- To do -
Write out exactly the lines that run from the line containing "Generate a Python" through the line containing "1.72, 1.91, 1.95]"; both end lines belong to the answer.

━━━━━ Data for this exercise ━━━━━

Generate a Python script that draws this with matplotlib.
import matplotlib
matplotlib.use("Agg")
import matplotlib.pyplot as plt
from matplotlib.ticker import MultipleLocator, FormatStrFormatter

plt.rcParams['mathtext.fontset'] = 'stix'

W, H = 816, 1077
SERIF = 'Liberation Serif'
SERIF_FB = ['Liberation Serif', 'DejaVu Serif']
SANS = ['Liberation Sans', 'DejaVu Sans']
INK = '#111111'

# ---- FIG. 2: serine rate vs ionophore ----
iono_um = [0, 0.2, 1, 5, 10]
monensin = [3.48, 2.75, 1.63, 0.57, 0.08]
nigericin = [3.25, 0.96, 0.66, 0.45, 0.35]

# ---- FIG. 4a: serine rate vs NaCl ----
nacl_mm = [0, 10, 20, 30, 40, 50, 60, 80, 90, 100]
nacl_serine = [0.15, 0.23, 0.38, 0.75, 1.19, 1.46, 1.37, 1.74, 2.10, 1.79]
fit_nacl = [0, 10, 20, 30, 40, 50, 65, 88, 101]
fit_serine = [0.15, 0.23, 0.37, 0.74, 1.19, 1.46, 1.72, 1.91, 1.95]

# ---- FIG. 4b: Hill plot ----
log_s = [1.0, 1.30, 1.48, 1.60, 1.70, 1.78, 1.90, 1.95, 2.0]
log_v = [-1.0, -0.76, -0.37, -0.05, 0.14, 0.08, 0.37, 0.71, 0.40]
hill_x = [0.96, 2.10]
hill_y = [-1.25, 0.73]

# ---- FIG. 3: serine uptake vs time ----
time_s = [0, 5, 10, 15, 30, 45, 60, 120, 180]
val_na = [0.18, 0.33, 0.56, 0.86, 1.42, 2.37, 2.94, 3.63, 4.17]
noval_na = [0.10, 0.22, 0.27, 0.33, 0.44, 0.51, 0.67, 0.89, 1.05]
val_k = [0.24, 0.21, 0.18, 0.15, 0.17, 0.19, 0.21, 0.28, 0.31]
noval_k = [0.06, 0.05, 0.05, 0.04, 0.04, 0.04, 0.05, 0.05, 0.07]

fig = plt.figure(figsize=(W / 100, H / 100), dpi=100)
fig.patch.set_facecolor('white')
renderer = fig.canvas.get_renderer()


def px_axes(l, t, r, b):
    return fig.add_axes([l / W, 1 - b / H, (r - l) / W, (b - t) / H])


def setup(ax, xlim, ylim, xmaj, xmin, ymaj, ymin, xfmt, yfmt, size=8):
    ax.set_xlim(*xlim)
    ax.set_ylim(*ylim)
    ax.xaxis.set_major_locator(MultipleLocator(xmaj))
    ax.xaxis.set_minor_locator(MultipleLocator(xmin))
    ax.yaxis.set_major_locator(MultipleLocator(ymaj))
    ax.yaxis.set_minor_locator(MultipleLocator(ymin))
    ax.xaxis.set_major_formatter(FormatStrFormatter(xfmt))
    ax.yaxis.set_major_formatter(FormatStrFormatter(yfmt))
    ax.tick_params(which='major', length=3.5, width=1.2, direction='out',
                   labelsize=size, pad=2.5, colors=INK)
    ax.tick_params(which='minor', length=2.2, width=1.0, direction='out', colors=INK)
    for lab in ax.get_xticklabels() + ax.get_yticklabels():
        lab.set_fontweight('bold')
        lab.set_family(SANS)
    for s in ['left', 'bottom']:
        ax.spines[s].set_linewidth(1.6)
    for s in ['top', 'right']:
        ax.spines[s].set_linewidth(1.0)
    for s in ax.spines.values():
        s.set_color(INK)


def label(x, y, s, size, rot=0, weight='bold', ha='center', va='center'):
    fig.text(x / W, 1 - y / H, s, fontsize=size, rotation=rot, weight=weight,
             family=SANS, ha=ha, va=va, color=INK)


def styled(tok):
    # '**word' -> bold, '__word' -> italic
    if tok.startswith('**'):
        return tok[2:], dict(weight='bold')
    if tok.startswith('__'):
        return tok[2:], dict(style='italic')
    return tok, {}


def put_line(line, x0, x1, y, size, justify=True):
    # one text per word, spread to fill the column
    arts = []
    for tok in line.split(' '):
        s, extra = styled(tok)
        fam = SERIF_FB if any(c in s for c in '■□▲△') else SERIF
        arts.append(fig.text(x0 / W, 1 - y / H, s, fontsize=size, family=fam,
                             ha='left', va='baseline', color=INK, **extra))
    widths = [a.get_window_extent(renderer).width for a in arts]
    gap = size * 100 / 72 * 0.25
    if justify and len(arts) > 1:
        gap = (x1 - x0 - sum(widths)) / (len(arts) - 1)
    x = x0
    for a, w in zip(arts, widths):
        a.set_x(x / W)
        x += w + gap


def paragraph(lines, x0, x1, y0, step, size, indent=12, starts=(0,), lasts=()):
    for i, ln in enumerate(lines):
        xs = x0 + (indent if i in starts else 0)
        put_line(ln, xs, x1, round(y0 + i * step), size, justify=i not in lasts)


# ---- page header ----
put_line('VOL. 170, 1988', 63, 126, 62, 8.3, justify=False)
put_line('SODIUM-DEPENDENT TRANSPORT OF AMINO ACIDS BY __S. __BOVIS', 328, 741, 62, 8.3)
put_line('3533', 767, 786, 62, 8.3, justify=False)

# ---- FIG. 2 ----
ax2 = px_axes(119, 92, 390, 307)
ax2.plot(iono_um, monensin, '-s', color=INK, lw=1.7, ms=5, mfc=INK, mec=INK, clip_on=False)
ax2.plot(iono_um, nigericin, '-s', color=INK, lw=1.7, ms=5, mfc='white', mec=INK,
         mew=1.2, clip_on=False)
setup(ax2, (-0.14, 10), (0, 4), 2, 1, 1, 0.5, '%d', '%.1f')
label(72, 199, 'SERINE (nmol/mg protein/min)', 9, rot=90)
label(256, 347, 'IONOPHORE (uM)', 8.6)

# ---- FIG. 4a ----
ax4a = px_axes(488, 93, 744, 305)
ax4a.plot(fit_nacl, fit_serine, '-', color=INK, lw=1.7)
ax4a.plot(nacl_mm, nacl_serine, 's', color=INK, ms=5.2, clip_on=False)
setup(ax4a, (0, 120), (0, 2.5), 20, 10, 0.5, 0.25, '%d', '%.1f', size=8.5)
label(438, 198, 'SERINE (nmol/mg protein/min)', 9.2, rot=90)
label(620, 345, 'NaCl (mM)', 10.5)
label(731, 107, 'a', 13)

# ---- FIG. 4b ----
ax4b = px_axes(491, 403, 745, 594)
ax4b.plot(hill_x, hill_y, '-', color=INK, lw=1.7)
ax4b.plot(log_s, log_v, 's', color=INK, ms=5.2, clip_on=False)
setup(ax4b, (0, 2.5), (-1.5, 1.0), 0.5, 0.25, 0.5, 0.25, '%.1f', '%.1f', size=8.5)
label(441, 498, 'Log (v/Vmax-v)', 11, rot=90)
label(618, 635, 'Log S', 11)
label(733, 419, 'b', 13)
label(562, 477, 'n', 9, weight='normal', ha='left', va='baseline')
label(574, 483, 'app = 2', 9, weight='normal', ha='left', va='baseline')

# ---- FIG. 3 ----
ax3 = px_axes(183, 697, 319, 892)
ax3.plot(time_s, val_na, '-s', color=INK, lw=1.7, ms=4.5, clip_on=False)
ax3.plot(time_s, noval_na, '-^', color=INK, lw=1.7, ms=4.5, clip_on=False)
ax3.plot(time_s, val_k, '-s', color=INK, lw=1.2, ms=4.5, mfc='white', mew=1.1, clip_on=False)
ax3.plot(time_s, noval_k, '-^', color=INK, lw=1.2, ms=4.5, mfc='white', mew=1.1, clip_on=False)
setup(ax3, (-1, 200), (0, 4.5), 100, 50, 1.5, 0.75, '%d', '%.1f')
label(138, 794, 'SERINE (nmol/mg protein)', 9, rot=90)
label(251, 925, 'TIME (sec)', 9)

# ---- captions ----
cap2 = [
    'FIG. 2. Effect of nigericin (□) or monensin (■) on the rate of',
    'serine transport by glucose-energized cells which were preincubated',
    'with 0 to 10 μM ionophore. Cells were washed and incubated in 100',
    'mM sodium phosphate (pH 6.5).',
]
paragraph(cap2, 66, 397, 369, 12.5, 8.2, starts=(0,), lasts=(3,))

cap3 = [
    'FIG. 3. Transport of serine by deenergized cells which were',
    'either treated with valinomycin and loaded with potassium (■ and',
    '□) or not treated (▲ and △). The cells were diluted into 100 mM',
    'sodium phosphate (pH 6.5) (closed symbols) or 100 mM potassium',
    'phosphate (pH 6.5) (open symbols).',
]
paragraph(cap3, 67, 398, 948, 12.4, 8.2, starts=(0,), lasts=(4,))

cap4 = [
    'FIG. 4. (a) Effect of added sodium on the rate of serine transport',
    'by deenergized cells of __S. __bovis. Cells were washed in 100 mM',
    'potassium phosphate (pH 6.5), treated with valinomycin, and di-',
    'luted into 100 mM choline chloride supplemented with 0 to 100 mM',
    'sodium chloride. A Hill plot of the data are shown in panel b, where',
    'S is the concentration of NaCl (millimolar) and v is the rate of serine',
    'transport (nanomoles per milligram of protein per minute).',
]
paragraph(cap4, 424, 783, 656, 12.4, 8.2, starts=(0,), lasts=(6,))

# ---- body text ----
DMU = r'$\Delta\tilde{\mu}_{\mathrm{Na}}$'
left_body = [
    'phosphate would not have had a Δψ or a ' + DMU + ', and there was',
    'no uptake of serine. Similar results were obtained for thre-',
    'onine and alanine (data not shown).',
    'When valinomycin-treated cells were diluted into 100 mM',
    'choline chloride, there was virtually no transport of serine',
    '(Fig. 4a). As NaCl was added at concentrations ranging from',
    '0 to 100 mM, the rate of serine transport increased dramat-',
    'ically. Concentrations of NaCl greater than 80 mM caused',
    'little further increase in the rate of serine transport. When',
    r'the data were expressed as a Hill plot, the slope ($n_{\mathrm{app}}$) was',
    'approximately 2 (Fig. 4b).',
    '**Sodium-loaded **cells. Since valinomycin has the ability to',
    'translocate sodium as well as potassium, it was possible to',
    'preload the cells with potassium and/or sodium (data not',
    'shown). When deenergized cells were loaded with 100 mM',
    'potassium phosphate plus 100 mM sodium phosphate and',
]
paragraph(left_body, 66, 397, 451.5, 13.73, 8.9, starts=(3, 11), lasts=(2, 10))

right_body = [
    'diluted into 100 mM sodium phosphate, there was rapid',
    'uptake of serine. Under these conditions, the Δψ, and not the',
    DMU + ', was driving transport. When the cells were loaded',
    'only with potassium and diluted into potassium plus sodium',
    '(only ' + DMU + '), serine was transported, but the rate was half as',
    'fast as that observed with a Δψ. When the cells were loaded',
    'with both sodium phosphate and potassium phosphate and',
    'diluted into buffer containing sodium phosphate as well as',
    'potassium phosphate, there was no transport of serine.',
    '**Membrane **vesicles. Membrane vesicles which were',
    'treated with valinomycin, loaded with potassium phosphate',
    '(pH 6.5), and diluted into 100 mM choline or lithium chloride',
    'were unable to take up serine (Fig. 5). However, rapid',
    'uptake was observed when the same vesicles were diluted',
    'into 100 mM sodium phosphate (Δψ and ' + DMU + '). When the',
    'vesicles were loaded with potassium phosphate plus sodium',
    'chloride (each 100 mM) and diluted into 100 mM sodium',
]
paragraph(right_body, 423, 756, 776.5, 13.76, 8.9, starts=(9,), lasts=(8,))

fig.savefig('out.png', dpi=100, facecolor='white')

━━━━━
━━━━━ Data for this exercise ━━━━━

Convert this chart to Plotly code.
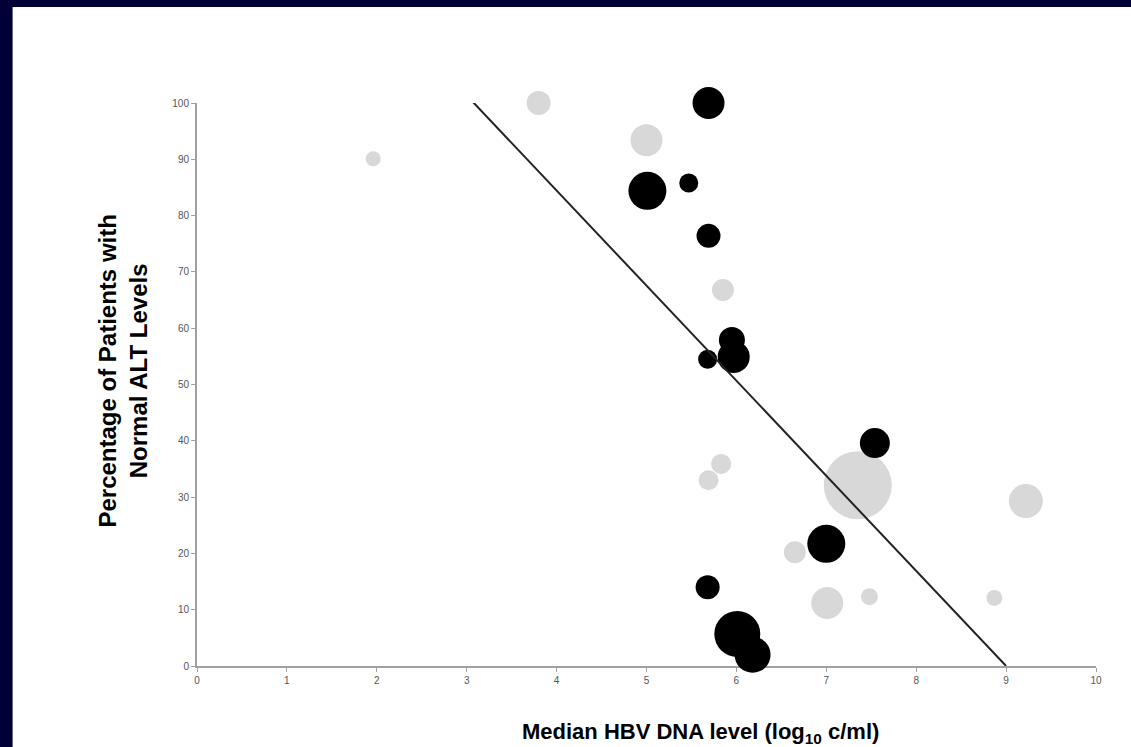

━━━━━

- Result for this task -
Generate a Python script that draws this with matplotlib.
import matplotlib
matplotlib.use("Agg")
import matplotlib.pyplot as plt
from matplotlib.ticker import MultipleLocator, FormatStrFormatter

plt.rcParams['mathtext.fontset'] = 'stix'

W, H = 816, 1077
SERIF = 'Liberation Serif'
SERIF_FB = ['Liberation Serif', 'DejaVu Serif']
SANS = ['Liberation Sans', 'DejaVu Sans']
INK = '#111111'

# ---- FIG. 2: serine rate vs ionophore ----
iono_um = [0, 0.2, 1, 5, 10]
monensin = [3.48, 2.75, 1.63, 0.57, 0.08]
nigericin = [3.25, 0.96, 0.66, 0.45, 0.35]

# ---- FIG. 4a: serine rate vs NaCl ----
nacl_mm = [0, 10, 20, 30, 40, 50, 60, 80, 90, 100]
nacl_serine = [0.15, 0.23, 0.38, 0.75, 1.19, 1.46, 1.37, 1.74, 2.10, 1.79]
fit_nacl = [0, 10, 20, 30, 40, 50, 65, 88, 101]
fit_serine = [0.15, 0.23, 0.37, 0.74, 1.19, 1.46, 1.72, 1.91, 1.95]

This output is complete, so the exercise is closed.